In general, we remain Positive on equity markets with a preference for regions outside the United States (US equities are already fairly valued, especially large caps).
Asian Equities view
China Economic outlook lacks clarity near term
•The Politburo meeting in late July had reignited hope for immediate measures to revive consumer and business confidence, stronger support for the property market and resolutions to the local government’s debt problems. However, slow progress in easing measures, coupled with Country Garden’s debt woes and recent defaults in trust/wealth management products have dampened the already fragile sentiment further. Recent cuts in PBoC key policy rates proved insufficient to reverse the trend, although we think that systemic risk in the financial system is limited.
•Our base-case scenario is no big-bang stimulus in the near term, but we will continue to see targeted easing measures in a “reactive” rather than “proactive” manner, which is in contrast to what investors yearn. Authorities seem willing to tolerate slower growth to achieve their longer-term goal of “common prosperity”. However, any further delay in a decisive response to restore confidence and revive domestic demand would risk a fast-deteriorating economy, which may, in turn, require an even more costly and larger fiscal expansion in the future for growth to recover.
•Market expectations remain very low and valuations attractive. Any positive surprise in the actual stimulus measures would be welcome. The key would be if the market were convinced that any stimulus was big enough to trigger a meaningful turnaround in economic momentum. Market volatility will remain high, while we see trading opportunities in selective areas with more favourable policy support, such as EVs, consumer staples and durables, internet, technology and tourism as these sectors are somewhat shielded from the property downturn.
Sector allocation: some sectors that lagged in H1 are now recovering
As we expected, a sector rotation is occurring, BENEFITING the lagging health care and energy sectors
Recent economic figures have been generally quite disappointing, particularly in China and Europe. However, this weakness was expected and a severe recession has already been priced in.
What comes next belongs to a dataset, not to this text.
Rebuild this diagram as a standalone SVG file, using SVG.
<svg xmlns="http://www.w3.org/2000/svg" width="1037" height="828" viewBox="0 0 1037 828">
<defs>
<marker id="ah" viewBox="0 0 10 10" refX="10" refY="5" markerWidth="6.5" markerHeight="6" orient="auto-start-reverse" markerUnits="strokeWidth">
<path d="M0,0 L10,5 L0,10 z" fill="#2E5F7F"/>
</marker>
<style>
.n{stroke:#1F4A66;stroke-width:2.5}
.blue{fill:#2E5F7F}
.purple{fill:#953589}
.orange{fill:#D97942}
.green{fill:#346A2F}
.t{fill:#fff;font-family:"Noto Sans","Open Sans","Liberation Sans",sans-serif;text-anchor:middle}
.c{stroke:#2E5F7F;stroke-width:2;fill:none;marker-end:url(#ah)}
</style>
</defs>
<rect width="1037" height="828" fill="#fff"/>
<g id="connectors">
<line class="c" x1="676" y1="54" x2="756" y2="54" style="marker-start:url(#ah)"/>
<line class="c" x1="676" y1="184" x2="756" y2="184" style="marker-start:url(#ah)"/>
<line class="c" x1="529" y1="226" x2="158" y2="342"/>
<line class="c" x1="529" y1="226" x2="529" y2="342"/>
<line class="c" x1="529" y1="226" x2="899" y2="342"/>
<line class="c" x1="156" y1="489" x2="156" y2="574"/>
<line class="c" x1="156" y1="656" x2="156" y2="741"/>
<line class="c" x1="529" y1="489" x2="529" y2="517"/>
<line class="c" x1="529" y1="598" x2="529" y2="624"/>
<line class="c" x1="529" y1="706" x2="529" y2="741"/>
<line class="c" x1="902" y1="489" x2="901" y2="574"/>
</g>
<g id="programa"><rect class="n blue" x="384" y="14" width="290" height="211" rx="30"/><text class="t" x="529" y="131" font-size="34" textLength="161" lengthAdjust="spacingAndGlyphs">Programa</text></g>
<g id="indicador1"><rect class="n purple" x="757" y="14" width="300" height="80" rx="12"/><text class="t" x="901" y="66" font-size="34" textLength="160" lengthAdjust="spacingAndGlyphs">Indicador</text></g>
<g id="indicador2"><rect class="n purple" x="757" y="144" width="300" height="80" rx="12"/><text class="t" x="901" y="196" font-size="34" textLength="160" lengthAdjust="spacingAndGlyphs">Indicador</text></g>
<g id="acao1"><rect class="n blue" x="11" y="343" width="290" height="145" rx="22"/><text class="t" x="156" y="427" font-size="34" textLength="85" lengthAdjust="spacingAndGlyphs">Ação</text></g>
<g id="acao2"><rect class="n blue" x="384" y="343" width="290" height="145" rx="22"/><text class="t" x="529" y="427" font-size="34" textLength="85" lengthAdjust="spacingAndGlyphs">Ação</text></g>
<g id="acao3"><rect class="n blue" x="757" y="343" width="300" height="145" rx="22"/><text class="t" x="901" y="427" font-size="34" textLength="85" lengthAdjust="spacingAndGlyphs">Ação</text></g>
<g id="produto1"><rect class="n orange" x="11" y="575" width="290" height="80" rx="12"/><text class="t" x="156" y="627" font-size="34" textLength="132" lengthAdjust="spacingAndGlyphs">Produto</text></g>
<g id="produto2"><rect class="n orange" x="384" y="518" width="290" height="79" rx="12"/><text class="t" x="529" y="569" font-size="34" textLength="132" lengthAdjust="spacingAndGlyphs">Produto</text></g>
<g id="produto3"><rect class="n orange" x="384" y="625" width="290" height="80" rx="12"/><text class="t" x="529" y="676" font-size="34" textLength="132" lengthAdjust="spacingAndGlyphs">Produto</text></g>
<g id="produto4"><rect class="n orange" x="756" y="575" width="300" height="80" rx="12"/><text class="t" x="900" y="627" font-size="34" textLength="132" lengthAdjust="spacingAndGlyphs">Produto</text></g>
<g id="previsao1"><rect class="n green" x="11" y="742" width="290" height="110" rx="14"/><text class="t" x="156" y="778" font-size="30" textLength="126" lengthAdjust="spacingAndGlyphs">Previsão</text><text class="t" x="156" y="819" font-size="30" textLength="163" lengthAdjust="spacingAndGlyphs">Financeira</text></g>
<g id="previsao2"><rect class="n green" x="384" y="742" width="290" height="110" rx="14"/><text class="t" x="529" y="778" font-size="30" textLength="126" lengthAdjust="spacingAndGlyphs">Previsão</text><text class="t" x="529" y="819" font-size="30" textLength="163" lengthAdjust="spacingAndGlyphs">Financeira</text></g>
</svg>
So, take advantage of the low valuations of some cyclical sectors and stocks to accumulate.
- Summer is typically the most difficult period for equities. Among the defensive sectors, we maintain our preference for Health Care. This sector is a long-term outperformer and, among other, fits well with the innovation, ageing population and AI themes.
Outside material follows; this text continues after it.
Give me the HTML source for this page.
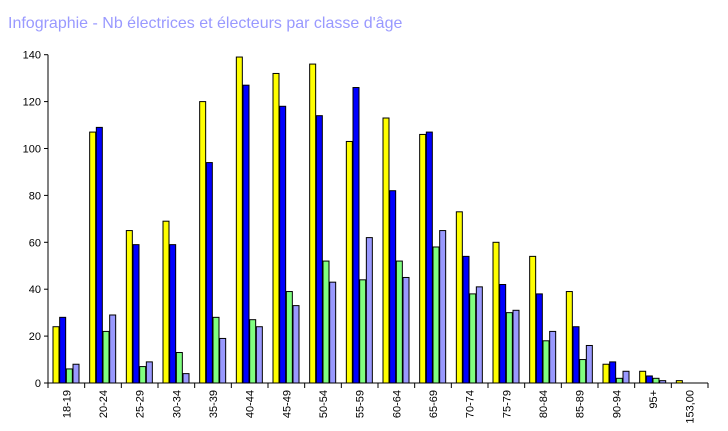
<!DOCTYPE html>
<html><head><meta charset="utf-8"><style>
body{margin:0;background:#fff;width:728px;height:426px;overflow:hidden}
svg text{font-family:"Liberation Sans",sans-serif}
</style></head><body>
<svg width="728" height="426">
<text x="8" y="28" font-size="16" fill="#9999ff">Infographie - Nb électrices et électeurs par classe d'âge</text>
<g id="plot"></g>
</svg>
<script>
const categories=["18-19","20-24","25-29","30-34","35-39","40-44","45-49","50-54","55-59","60-64","65-69","70-74","75-79","80-84","85-89","90-94","95+","153,00"];
const seriesA=[24,107,65,69,120,139,132,136,103,113,106,73,60,54,39,8,5,1];
const seriesB=[28,109,59,59,94,127,118,114,126,82,107,54,42,38,24,9,3,0];
const seriesC=[6,22,7,13,28,27,39,52,44,52,58,38,30,18,10,2,2,0];
const seriesD=[8,29,9,4,19,24,33,43,62,45,65,41,31,22,16,5,1,0];
const yTicks=[0,20,40,60,80,100,120,140];
const colors=["#ffff00","#0000ff","#80ff80","#9999ff"];
const X0=48,X1=708,Y0=383,YT=54.7,YMAX=140;
const cw=(X1-X0)/categories.length;
const y=v=>Y0-(v/YMAX)*(Y0-YT);
const g=document.getElementById('plot');
const NS="http://www.w3.org/2000/svg";
function mk(t,a){const e=document.createElementNS(NS,t);for(const k in a)e.setAttribute(k,a[k]);g.appendChild(e);return e;}
yTicks.forEach(v=>{
 const l=mk('line',{x1:X0-4,x2:X0,y1:y(v),y2:y(v),stroke:'#000'});
 
 
 const t=mk('text',{x:X0-7,y:y(v)+4,'font-size':11,'text-anchor':'end'});
 t.textContent=v;
 
 
});
[seriesA,seriesB,seriesC,seriesD].forEach((s,si)=>{
 s.forEach((v,i)=>{
  if(v<=0)return;
  const bx=X0+i*cw+5+si*6.67;
  const r=mk('rect',{x:bx,y:y(v),width:6,height:Y0-y(v),fill:colors[si],stroke:'#000','stroke-width':1});
  
  
 });
});
categories.forEach((c,i)=>{
 const tx=X0+i*cw;
 const l=mk('line',{x1:tx,x2:tx,y1:Y0,y2:Y0+5,stroke:'#000'});
 
 
 const cx=tx+cw/2+4;
 const t=mk('text',{x:cx,y:390,'font-size':11,'text-anchor':'end',transform:`rotate(-90 ${cx} 390)`});
 t.textContent=c;
 
 
});
const lx=X0+categories.length*cw;
const le=mk('line',{x1:lx,x2:lx,y1:Y0,y2:Y0+5,stroke:'#000'});


const ax=mk('line',{x1:X0,x2:X0,y1:YT,y2:Y0,stroke:'#000'});


const bx=mk('line',{x1:X0,x2:X1,y1:Y0,y2:Y0,stroke:'#000'});


</script>
</body></html>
- Cautious investors may diversify into other strong, and/or cheap and/or high-dividend stocks, such as Energy, European Financials and solid Utilities that benefit from energy transition.
- We would still avoid expensive tech and consumption stocks, after recent outperformances. These sectors are expensive and currently correcting. Besides, the consumer is increasingly reluctant to accept the sharp consumption price rises observed since early 2022.
Before the Summer, we recommended revisiting sectors having ‘unfairly’ lagged during H1 this year. In particular, apart from Health Care, we recommended the Energy sector as we expected demand to keep recovering, whereas supply would stay constrained
- Energy has been the star performer this Summer, with oil prices recovering from around USD 70/barrel to around USD 90 today. Oil supply will remain constrained by Saudi Arabia and Russia. On the demand side, the travel recovery, the strong economy in many parts of the world and the development of e-commerce are all supporting oil prices.
- On the other hand, the materials sector performance has been subdued due to the weak manufacturing activity outlook, particularly in China. The sector valuations are however very attractive.
- As technology is expensive and facing new issues, remember that there are other vehicles to play AI, including companies in Health Care, Business Services, Industrials, and even some Financials and Utilities that are expected to enjoy productivity gains!
- Listed European Real Estate is recovering but still suffers from uncertainties about its refinancing, growth and dividends.